"""

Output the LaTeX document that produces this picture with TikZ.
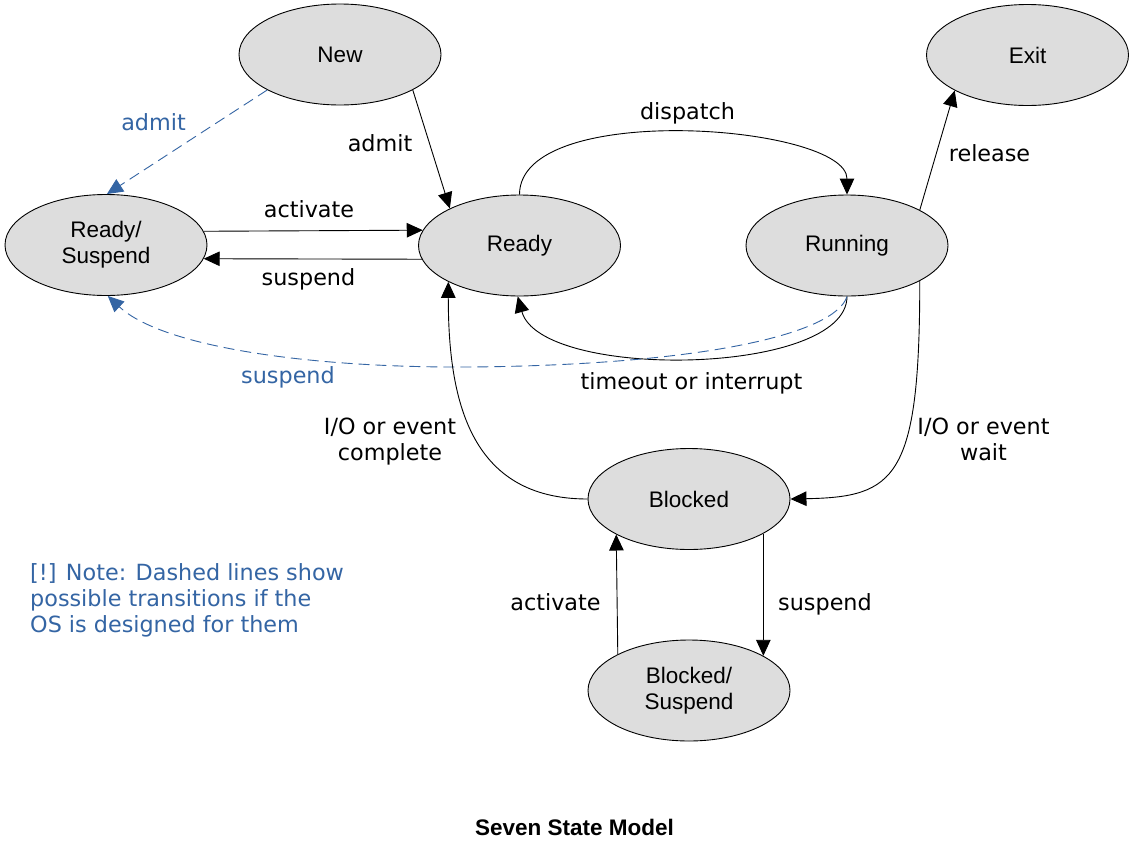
\documentclass[tikz,border=0pt]{standalone}
\usepackage{fontspec}
\setmainfont{Liberation Sans}
\newfontfamily\labelfont{DejaVu Sans}
\usetikzlibrary{arrows.meta,shapes.geometric}
\definecolor{dashblue}{HTML}{3465A4}
\definecolor{stategray}{HTML}{DDDDDD}
\begin{document}
\begin{tikzpicture}[x=1pt,y=-1pt,
  state/.style={ellipse, draw=black, line width=0.9pt, fill=stategray,
    minimum width=202pt, minimum height=101pt, inner sep=0pt, align=center,
    font=\fontsize{22.5}{26}\selectfont},
  trans/.style={draw=black, line width=0.9pt, -{Triangle[length=16pt,width=14.5pt]}},
  opt/.style={draw=dashblue, line width=0.9pt, dash pattern=on 11pt off 6pt,
    -{Triangle[length=16pt,width=14.5pt,fill=dashblue]}},
  lbl/.style={font=\labelfont\fontsize{22.3}{26}\selectfont, text=black, align=center, inner sep=0pt},
  bluelbl/.style={lbl, text=dashblue}]
\fill[white] (0,0) rectangle (1133,841);
\useasboundingbox (0,0) rectangle (1133,841);

% states
\node[state] (new) at (340,54.5) {New};
\node[state] (exit) at (1027.5,55) {Exit};
\node[state] (rs) at (106,245) {Ready/\\Suspend};
\node[state] (ready) at (519.5,245.5) {Ready};
\node[state] (running) at (847,245.5) {Running};
\node[state] (blocked) at (689,499) {Blocked};
\node[state] (bs) at (689,690.5) {Blocked/\\Suspend};

% transitions
\draw[trans] (new.-26.6) -- (ready.152.3);
\draw[opt] (new.206.6) -- (rs.89);
\draw[trans] (rs.8.5) -- (ready.171.5);
\draw[trans] (ready.188.5) -- (rs.-8.5);
\draw[trans] (ready.north) .. controls +(0,-95) and +(0,-70) .. (running.north);
\draw[trans] (running.south) .. controls +(0,80) and +(23,84) .. (ready.-92);
\draw[opt] (running.south) .. controls +(-12,38) and (700,365) .. (470,367)
   .. controls (300,368) and (160,345) .. (rs.-88);
\draw[trans] (running.26.2) -- (exit.206.4);
\draw[trans] (running.-26.9) .. controls +(0,198) and +(105,-2) .. (blocked.east);
\draw[trans] (blocked.west) .. controls +(-118,0) and +(0,118) .. (ready.207);
\draw[trans] (blocked.-25.9) -- (bs.25.9);
\draw[trans] (bs.153.4) -- (blocked.206.6);

% labels
\node[lbl, anchor=base] (lAdmit) at (380,151) {admit};
\node[bluelbl, anchor=base] (lAdmitS) at (153.5,130) {admit};
\node[lbl, anchor=base] (lAct) at (309,217.5) {activate};
\node[lbl, anchor=base] (lSus) at (308.5,285.7) {suspend};
\node[lbl, anchor=base] (lDisp) at (687.5,119.3) {dispatch};
\node[lbl, anchor=base] (lRel) at (989.5,161.7) {release};
\node[lbl, anchor=base] (lTime) at (691.5,389) {timeout or interrupt};
\node[bluelbl, anchor=base] (lSusS) at (288,383) {suspend};
\node[lbl] (lComp) at (390,441.5) {I/O or event\\complete};
\node[lbl] (lWait) at (983.5,439) {I/O or event\\wait};
\node[lbl, anchor=base] (lAct2) at (555.5,610.7) {activate};
\node[lbl, anchor=base] (lSus2) at (825,610.7) {suspend};
\node[bluelbl, align=left, anchor=west] (note) at (30,600)
  {[!] Note: Dashed lines show\\possible transitions if the\\OS is designed for them};
\node[font=\bfseries\fontsize{22.5}{26}\selectfont, inner sep=0pt, anchor=base] (title)
  at (574.5,835) {Seven State Model};
\end{tikzpicture}
\end{document}
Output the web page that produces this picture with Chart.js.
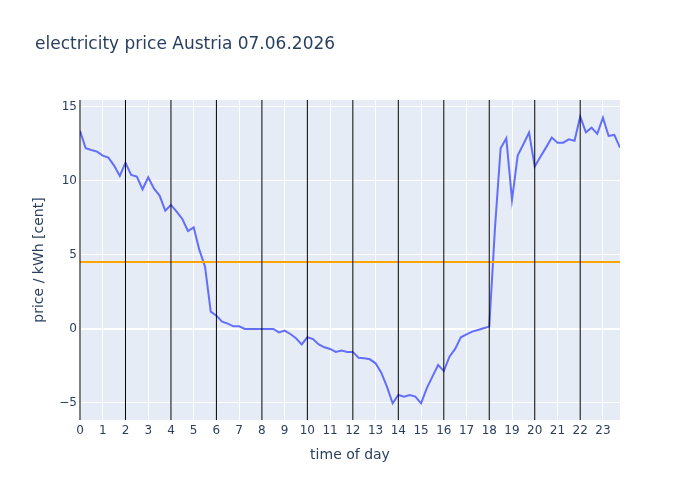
<!DOCTYPE html>
<html>
<head>
<meta charset="utf-8">
<script src="https://cdn.jsdelivr.net/npm/chart.js@4.4.1/dist/chart.umd.min.js"></script>
<style>
  html, body { margin: 0; padding: 0; background: #fff; }
  #wrap { width: 700px; height: 500px; }
</style>
</head>
<body>
<div id="wrap"><canvas id="priceChart" width="700" height="500"></canvas></div>
<script>
// quarter-hour prices in cent / kWh
const prices = [
    13.38, 12.21, 12.09, 11.98, 11.71, 11.58, 11.04, 10.34,
    11.24, 10.41, 10.29, 9.44, 10.25, 9.50, 9.01, 7.99,
    8.38, 7.93, 7.43, 6.62, 6.87, 5.34, 4.21, 1.17,
    0.90, 0.49, 0.36, 0.18, 0.18, 0.00, 0.00, 0.00,
    0.00, 0.00, 0.00, -0.23, -0.11, -0.34, -0.63, -1.04,
    -0.56, -0.68, -1.04, -1.24, -1.35, -1.55, -1.46, -1.55,
    -1.55, -1.94, -1.98, -2.05, -2.32, -2.95, -3.90, -5.02,
    -4.46, -4.57, -4.46, -4.57, -5.02, -4.01, -3.22, -2.43,
    -2.84, -1.87, -1.35, -0.56, -0.36, -0.18, -0.07, 0.05,
    0.16, 6.80, 12.21, 12.88, 8.72, 11.71, 12.48, 13.27,
    10.97, 11.64, 12.27, 12.93, 12.59, 12.59, 12.81, 12.72,
    14.35, 13.29, 13.60, 13.18, 14.28, 13.04, 13.11, 12.25
];
// time of each quarter hour (0, 0.25, ... 23.75)
const quarterHours = prices.map((p, i) => i / 4);

const averagePrice = 4.53;
const markerHours = [0, 2, 4, 6, 8, 10, 12, 14, 16, 18, 20, 22];
const xTicks = [0, 1, 2, 3, 4, 5, 6, 7, 8, 9, 10, 11, 12, 13, 14, 15, 16, 17, 18, 19, 20, 21, 22, 23];
const yTicks = [-5, 0, 5, 10, 15];

const fontFamily = '"DejaVu Sans", verdana, arial, sans-serif';
const textColor = '#2a3f5f';

// plot background, hour markers and texts, plotly style
const plotStyle = {
    id: 'plotStyle',
    beforeDraw(chart) {
        const { ctx, chartArea } = chart;
        ctx.save();
        ctx.fillStyle = '#E5ECF6';
        ctx.fillRect(chartArea.left, chartArea.top, chartArea.right - chartArea.left, chartArea.bottom - chartArea.top);
        ctx.restore();
    },
    afterDatasetsDraw(chart) {
        const { ctx, chartArea, scales } = chart;
        ctx.save();
        ctx.strokeStyle = '#000';
        ctx.lineWidth = 1;
        markerHours.forEach(h => {
            const x = scales.x.getPixelForValue(h);
            ctx.beginPath();
            ctx.moveTo(x, chartArea.top);
            ctx.lineTo(x, chartArea.bottom);
            ctx.stroke();
        });
        ctx.restore();
    },
    afterDraw(chart) {
        const { ctx, chartArea } = chart;
        ctx.save();
        ctx.fillStyle = textColor;
        ctx.textBaseline = 'middle';
        ctx.font = '17px ' + fontFamily;
        ctx.textAlign = 'left';
        ctx.fillText('electricity price Austria 07.06.2026', 35, 45);

        ctx.font = '14px ' + fontFamily;
        ctx.textAlign = 'center';
        ctx.fillText('time of day', (chartArea.left + chartArea.right) / 2, 455);

        ctx.translate(39, (chartArea.top + chartArea.bottom) / 2);
        ctx.rotate(-Math.PI / 2);
        ctx.fillText('price / kWh [cent]', 0, 0);
        ctx.restore();
    }
};

const ctx = document.getElementById('priceChart').getContext('2d');

new Chart(ctx, {
    type: 'line',
    data: {
        datasets: [{
            label: 'average',
            data: [{ x: 0, y: averagePrice }, { x: 23.75, y: averagePrice }],
            borderColor: '#FFA500',
            borderWidth: 2,
            pointRadius: 0,
            order: 0
        }, {
            label: 'price',
            data: quarterHours.map((h, i) => ({ x: h, y: prices[i] })),
            borderColor: '#636efa',
            borderWidth: 2,
            pointRadius: 0,
            tension: 0,
            order: 1
        }]
    },
    options: {
        responsive: false,
        animation: false,
        layout: {
            padding: { left: 0, right: 80, top: 100, bottom: 0 }
        },
        plugins: {
            legend: { display: false },
            tooltip: { enabled: false }
        },
        scales: {
            x: {
                type: 'linear',
                min: 0,
                max: 23.75,
                afterFit: scale => { scale.height = 80; },
                afterBuildTicks: scale => { scale.ticks = xTicks.map(v => ({ value: v })); },
                border: { display: false },
                grid: { color: '#ffffff', lineWidth: 1, drawTicks: false },
                ticks: {
                    padding: 4,
                    maxRotation: 0,
                    autoSkip: false,
                    color: textColor,
                    font: { family: fontFamily, size: 12 }
                }
            },
            y: {
                min: -6.15,
                max: 15.47,
                afterFit: scale => { scale.width = 80; },
                afterBuildTicks: scale => { scale.ticks = yTicks.map(v => ({ value: v })); },
                border: { display: false },
                grid: {
                    color: '#ffffff',
                    lineWidth: c => (c.tick && c.tick.value === 0 ? 2 : 1),
                    drawTicks: false
                },
                ticks: {
                    padding: 3,
                    color: textColor,
                    font: { family: fontFamily, size: 12 },
                    callback: v => (v < 0 ? '\u2212' + Math.abs(v) : String(v))
                }
            }
        }
    },
    plugins: [plotStyle]
});
</script>
</body>
</html>
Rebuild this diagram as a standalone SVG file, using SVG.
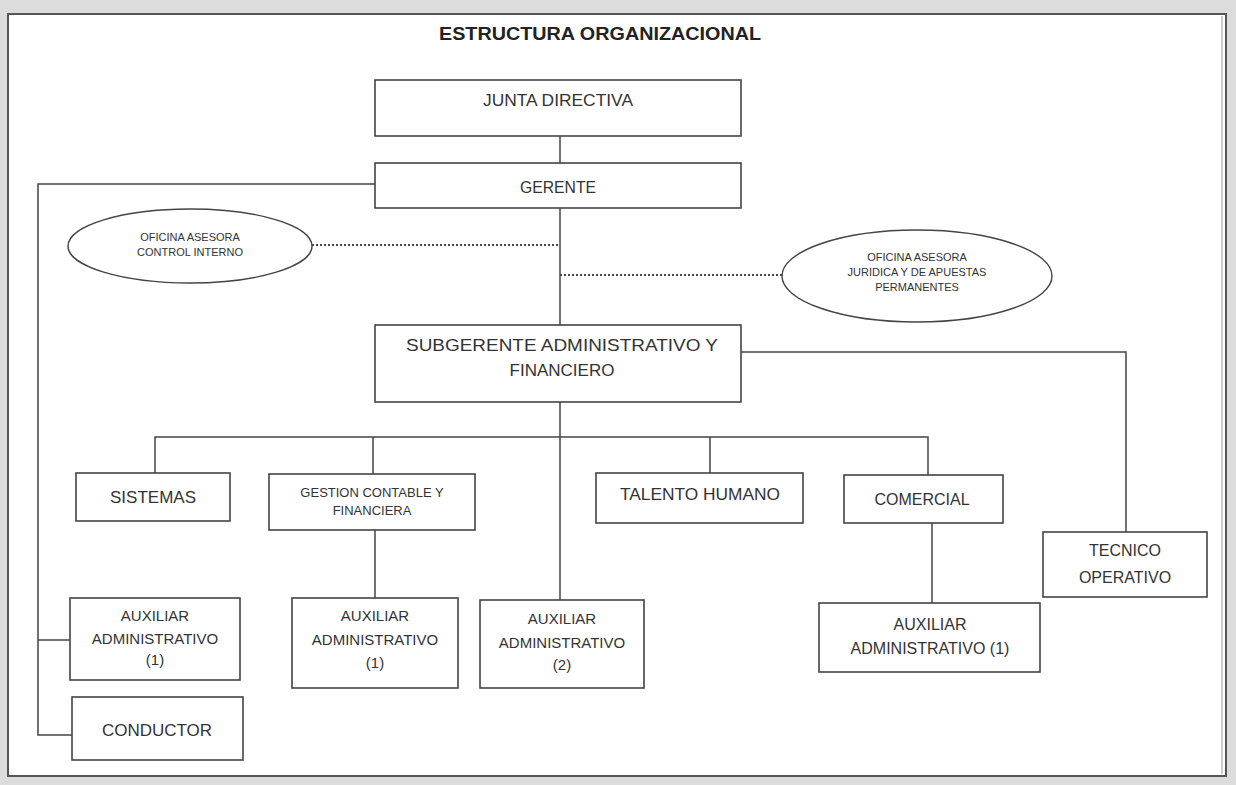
<svg xmlns="http://www.w3.org/2000/svg" width="1236" height="785" viewBox="0 0 1236 785">
<style>
.box{fill:#fff;stroke:#444;stroke-width:1.6}
.ell{fill:#fff;stroke:#444;stroke-width:1.4}
.ln{fill:none;stroke:#444;stroke-width:1.5}
.dot{fill:none;stroke:#444;stroke-width:2;stroke-dasharray:2 2}
text{font-family:"Liberation Sans",Arial,sans-serif;fill:#333;text-anchor:middle}
.t{font-size:16px}
.s{font-size:11px}
.a{font-size:15px}
.title{font-size:18px;font-weight:bold;fill:#222}
</style>
<rect x="0" y="0" width="1236" height="785" fill="#dcdcdc"/>
<rect x="8" y="14" width="1218" height="762" fill="#fff" stroke="#555" stroke-width="2"/>
<line x1="1222" y1="16" x2="1222" y2="774" stroke="#999" stroke-width="1"/>
<text class="title" x="600" y="40" textLength="322" lengthAdjust="spacingAndGlyphs">ESTRUCTURA ORGANIZACIONAL</text>
<g id="connectors">
<line class="ln" x1="560" y1="136" x2="560" y2="163"/>
<polyline class="ln" points="375,184 38,184 38,735 72,735"/>
<line class="ln" x1="38" y1="640" x2="70" y2="640"/>
<line class="ln" x1="560" y1="208" x2="560" y2="325"/>
<line class="dot" x1="312" y1="245" x2="560" y2="245"/>
<line class="dot" x1="560" y1="275" x2="783" y2="275"/>
<polyline class="ln" points="741,352 1126,352 1126,532"/>
<line class="ln" x1="560" y1="402" x2="560" y2="600"/>
<polyline class="ln" points="155,473 155,437 928,437 928,475"/>
<line class="ln" x1="373" y1="437" x2="373" y2="474"/>
<line class="ln" x1="710" y1="437" x2="710" y2="473"/>
<line class="ln" x1="375" y1="530" x2="375" y2="598"/>
<line class="ln" x1="932" y1="523" x2="932" y2="603"/>
</g>
<g id="junta"><rect class="box" x="375" y="80" width="366" height="56"/><text class="t" x="558" y="106" textLength="150" lengthAdjust="spacingAndGlyphs">JUNTA DIRECTIVA</text></g>
<g id="gerente"><rect class="box" x="375" y="163" width="366" height="45"/><text class="t" x="558" y="193" textLength="76" lengthAdjust="spacingAndGlyphs">GERENTE</text></g>
<g id="control"><ellipse class="ell" cx="190" cy="246" rx="122" ry="37"/><text class="s" x="190" y="241">OFICINA ASESORA</text><text class="s" x="190" y="256">CONTROL INTERNO</text></g>
<g id="juridica"><ellipse class="ell" cx="917" cy="276" rx="135" ry="46"/><text class="s" x="917" y="261">OFICINA ASESORA</text><text class="s" x="917" y="276">JURIDICA Y DE APUESTAS</text><text class="s" x="917" y="291">PERMANENTES</text></g>
<g id="subgerente"><rect class="box" x="375" y="325" width="366" height="77"/><text x="562" y="351" style="font-size:17px" textLength="312" lengthAdjust="spacingAndGlyphs">SUBGERENTE ADMINISTRATIVO Y</text><text x="562" y="376" style="font-size:17px">FINANCIERO</text></g>
<g id="sistemas"><rect class="box" x="76" y="473" width="154" height="48"/><text x="153" y="503" style="font-size:17px">SISTEMAS</text></g>
<g id="gestion"><rect class="box" x="269" y="474" width="206" height="56"/><text x="372" y="497" style="font-size:13px">GESTION CONTABLE Y</text><text x="372" y="515" style="font-size:13px">FINANCIERA</text></g>
<g id="talento"><rect class="box" x="596" y="473" width="207" height="50"/><text class="t" x="700" y="500" textLength="160" lengthAdjust="spacingAndGlyphs">TALENTO HUMANO</text></g>
<g id="comercial"><rect class="box" x="844" y="475" width="159" height="48"/><text class="t" x="922" y="505">COMERCIAL</text></g>
<g id="tecnico"><rect class="box" x="1043" y="532" width="164" height="65"/><text class="t" x="1125" y="556">TECNICO</text><text class="t" x="1125" y="583">OPERATIVO</text></g>
<g id="aux1"><rect class="box" x="70" y="598" width="170" height="82"/><text class="a" x="155" y="621">AUXILIAR</text><text class="a" x="155" y="644">ADMINISTRATIVO</text><text class="a" x="155" y="665">(1)</text></g>
<g id="aux2"><rect class="box" x="292" y="598" width="166" height="90"/><text class="a" x="375" y="621">AUXILIAR</text><text class="a" x="375" y="645">ADMINISTRATIVO</text><text class="a" x="375" y="668">(1)</text></g>
<g id="aux3"><rect class="box" x="480" y="600" width="164" height="88"/><text class="a" x="562" y="624">AUXILIAR</text><text class="a" x="562" y="648">ADMINISTRATIVO</text><text class="a" x="562" y="670">(2)</text></g>
<g id="aux4"><rect class="box" x="819" y="603" width="221" height="69"/><text class="t" x="930" y="630">AUXILIAR</text><text class="t" x="930" y="654">ADMINISTRATIVO (1)</text></g>
<g id="conductor"><rect class="box" x="72" y="697" width="171" height="63"/><text x="157" y="736" style="font-size:17px">CONDUCTOR</text></g>
</svg>
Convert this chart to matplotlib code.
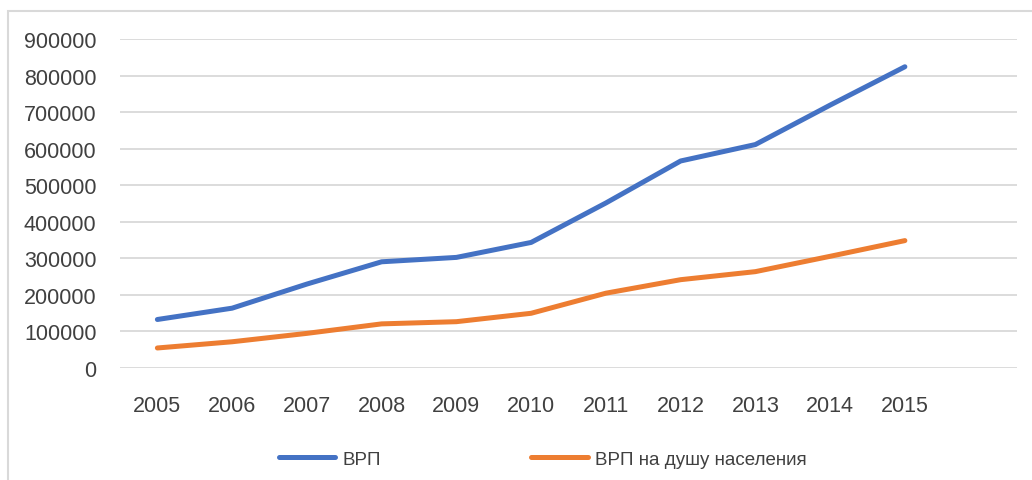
import matplotlib
matplotlib.use("Agg")
from matplotlib import pyplot as plt
from matplotlib.patches import Rectangle

plt.rcParams["font.family"] = ["Liberation Sans", "DejaVu Sans"]

years = ["2005", "2006", "2007", "2008", "2009", "2010",
         "2011", "2012", "2013", "2014", "2015"]
vrp = [132000, 163000, 229000, 290000, 302000, 343000,
       451000, 566000, 611000, 719000, 824000]
vrp_per_capita = [54000, 71000, 94000, 120000, 126000, 149000,
                  204000, 241000, 263000, 305000, 348000]
yticks = [0, 100000, 200000, 300000, 400000, 500000,
          600000, 700000, 800000, 900000]

W, H = 1032, 481
fig = plt.figure(figsize=(W / 100, H / 100), dpi=100)

# chart frame (Excel-like light border)
fig.patches.append(Rectangle((8 / W, -0.1), 1.1, 1 - 12 / H + 0.1,
                             transform=fig.transFigure, fill=False,
                             edgecolor="#d9d9d9", linewidth=1.5))

ax = fig.add_axes([120 / W, 1 - 368.7 / H, (1017 - 120) / W, (368.7 - 40) / H])

x = list(range(len(years)))
l1, = ax.plot(x, vrp, color="#4472C4", linewidth=3.6,
              solid_capstyle="round", solid_joinstyle="round", label="ВРП")
l2, = ax.plot(x, vrp_per_capita, color="#ED7D31", linewidth=3.6,
              solid_capstyle="round", solid_joinstyle="round",
              label="ВРП на душу населения")

ax.set_xlim(-0.5, len(years) + 0.5)
ax.set_ylim(0, 900000)
ax.set_xticks(x)
ax.set_xticklabels(years)
ax.set_yticks(yticks)
ax.set_yticklabels([str(v) for v in yticks])

ax.grid(axis="y", color="#d9d9d9", linewidth=1.3)
ax.set_axisbelow(True)
for s in ax.spines.values():
    s.set_visible(False)
ax.tick_params(axis="both", length=0, labelsize=15.5, labelcolor="#404040")
ax.tick_params(axis="y", pad=17)
ax.tick_params(axis="x", pad=20)

fig.legend(handles=[l1, l2], loc="center", bbox_to_anchor=(543 / W, 1 - 460 / H),
           ncol=2, frameon=False, fontsize=13.5, handlelength=3.0,
           handletextpad=0.4, columnspacing=8.0, labelcolor="#404040")

fig.savefig("out.png", dpi=100)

"""

## EXERCISE INSTRUCTIONS
Skip the pictures. Restate exactly the lines from the start of the entries through the line containing "(bs) at (689,690.5)", both ends included.

## RESPONSE TO THIS TASK
Output the LaTeX document that produces this picture with TikZ.
\documentclass[tikz,border=0pt]{standalone}
\usepackage{fontspec}
\setmainfont{Liberation Sans}
\newfontfamily\labelfont{DejaVu Sans}
\usetikzlibrary{arrows.meta,shapes.geometric}
\definecolor{dashblue}{HTML}{3465A4}
\definecolor{stategray}{HTML}{DDDDDD}
\begin{document}
\begin{tikzpicture}[x=1pt,y=-1pt,
  state/.style={ellipse, draw=black, line width=0.9pt, fill=stategray,
    minimum width=202pt, minimum height=101pt, inner sep=0pt, align=center,
    font=\fontsize{22.5}{26}\selectfont},
  trans/.style={draw=black, line width=0.9pt, -{Triangle[length=16pt,width=14.5pt]}},
  opt/.style={draw=dashblue, line width=0.9pt, dash pattern=on 11pt off 6pt,
    -{Triangle[length=16pt,width=14.5pt,fill=dashblue]}},
  lbl/.style={font=\labelfont\fontsize{22.3}{26}\selectfont, text=black, align=center, inner sep=0pt},
  bluelbl/.style={lbl, text=dashblue}]
\fill[white] (0,0) rectangle (1133,841);
\useasboundingbox (0,0) rectangle (1133,841);

% states
\node[state] (new) at (340,54.5) {New};
\node[state] (exit) at (1027.5,55) {Exit};
\node[state] (rs) at (106,245) {Ready/\\Suspend};
\node[state] (ready) at (519.5,245.5) {Ready};
\node[state] (running) at (847,245.5) {Running};
\node[state] (blocked) at (689,499) {Blocked};
\node[state] (bs) at (689,690.5) {Blocked/\\Suspend};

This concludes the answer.